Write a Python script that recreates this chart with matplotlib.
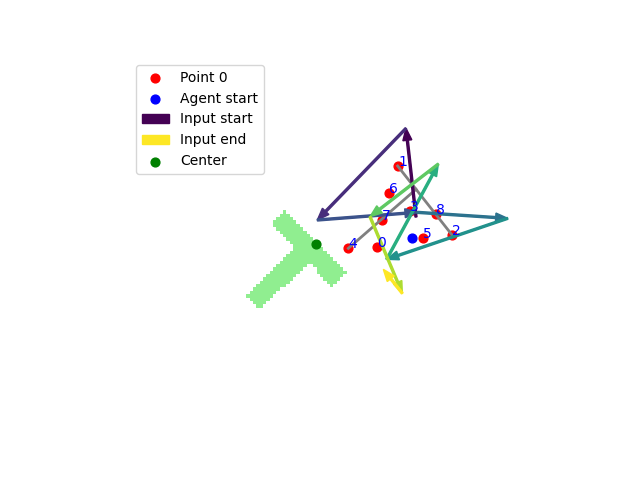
import matplotlib
matplotlib.use("Agg")
import matplotlib.pyplot as plt
import numpy as np
from matplotlib.colors import ListedColormap
from matplotlib.path import Path

# sampled points (numbered), agent start and shape center
points_x = [1.84, 2.46, 4.09, 2.82, 0.97, 3.22, 2.18, 1.97, 3.60]
points_y = [-0.09, 2.34, 0.26, 0.98, -0.13, 0.17, 1.54, 0.72, 0.89]
agent_start = (2.89, 0.18)
center = (0.0, 0.0)

# skeleton of the goal shape (gray lines)
bar_x = [2.45, 4.09]
bar_y = [2.34, 0.26]
stem_x = [3.00, 0.97]
stem_y = [1.64, -0.13]

# input trajectory vertices, one arrow between each consecutive pair
path_x = [3.00, 2.70, 0.04, 3.03, 5.75, 2.12, 3.67, 1.62, 2.59, 2.02]
path_y = [0.81, 3.47, 0.72, 0.95, 0.77, -0.46, 2.40, 0.82, -1.48, -0.76]

# T shaped block outline
t_x = [-0.92, 0.91, 0.47, -0.23, -1.68, -2.09, -0.65, -1.36]
t_y = [1.02, -0.88, -1.29, -0.56, -1.95, -1.52, -0.13, 0.61]
cell = 0.1

fig = plt.figure(figsize=(6.4, 4.8), dpi=100)
ax = fig.add_axes([0, 0, 1, 1])

# rasterise the block onto a grid
xe = np.arange(-2.5, 1.3 + cell / 2, cell)
ye = np.arange(-2.3, 1.4 + cell / 2, cell)
xc, yc = np.meshgrid((xe[:-1] + xe[1:]) / 2, (ye[:-1] + ye[1:]) / 2)
poly = Path(np.column_stack([t_x, t_y]))
inside = poly.contains_points(np.column_stack([xc.ravel(), yc.ravel()])).reshape(xc.shape)
ax.imshow(np.ma.masked_where(~inside, inside.astype(float)), origin="lower",
          extent=(xe[0], xe[-1], ye[0], ye[-1]), cmap=ListedColormap(["lightgreen"]),
          interpolation="nearest", zorder=0)

h_pt = ax.scatter(points_x[:1], points_y[:1], c="red", s=40, label="Point 0")
ax.scatter(points_x[1:], points_y[1:], c="red", s=40)
for i, (x, y) in enumerate(zip(points_x, points_y)):
    ax.text(x, y, str(i), color="blue", zorder=5)
h_agent = ax.scatter(*agent_start, c="blue", s=40, label="Agent start")

ax.plot(bar_x, bar_y, color="gray", lw=2)
ax.plot(stem_x, stem_y, color="gray", lw=2)

n = len(path_x) - 1
colors = plt.cm.viridis(np.linspace(0, 1, n))
arrows = []
for i in range(n):
    a = ax.arrow(path_x[i], path_y[i], path_x[i + 1] - path_x[i], path_y[i + 1] - path_y[i],
                 width=0.06, head_width=0.27, head_length=0.36,
                 length_includes_head=True, color=colors[i], zorder=3)
    arrows.append(a)

h_center = ax.scatter(*center, c="green", s=40, label="Center", zorder=4)

ax.legend([h_pt, h_agent, arrows[0], arrows[-1], h_center],
          ["Point 0", "Agent start", "Input start", "Input end", "Center"],
          loc="upper left", bbox_to_anchor=(136 / 640, 1 - 65 / 480),
          bbox_transform=fig.transFigure, borderaxespad=0)

ax.set_xlim(-316 * 0.03, 324 * 0.03)
ax.set_ylim(-236 * 0.03, 244 * 0.03)
ax.set_aspect("equal")
ax.axis("off")

plt.savefig("out.png")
......
AIM OF THE TASK> Up to and including the line with "stem_y = [1.64, -0.13]", copy the data above from its first line. Skip pictures.

OUTPUT FOR THIS TASK>
Write a Python script that recreates this chart with matplotlib.
import matplotlib
matplotlib.use("Agg")
import matplotlib.pyplot as plt
import numpy as np
from matplotlib.colors import ListedColormap
from matplotlib.path import Path

# sampled points (numbered), agent start and shape center
points_x = [1.84, 2.46, 4.09, 2.82, 0.97, 3.22, 2.18, 1.97, 3.60]
points_y = [-0.09, 2.34, 0.26, 0.98, -0.13, 0.17, 1.54, 0.72, 0.89]
agent_start = (2.89, 0.18)
center = (0.0, 0.0)

# skeleton of the goal shape (gray lines)
bar_x = [2.45, 4.09]
bar_y = [2.34, 0.26]
stem_x = [3.00, 0.97]
stem_y = [1.64, -0.13]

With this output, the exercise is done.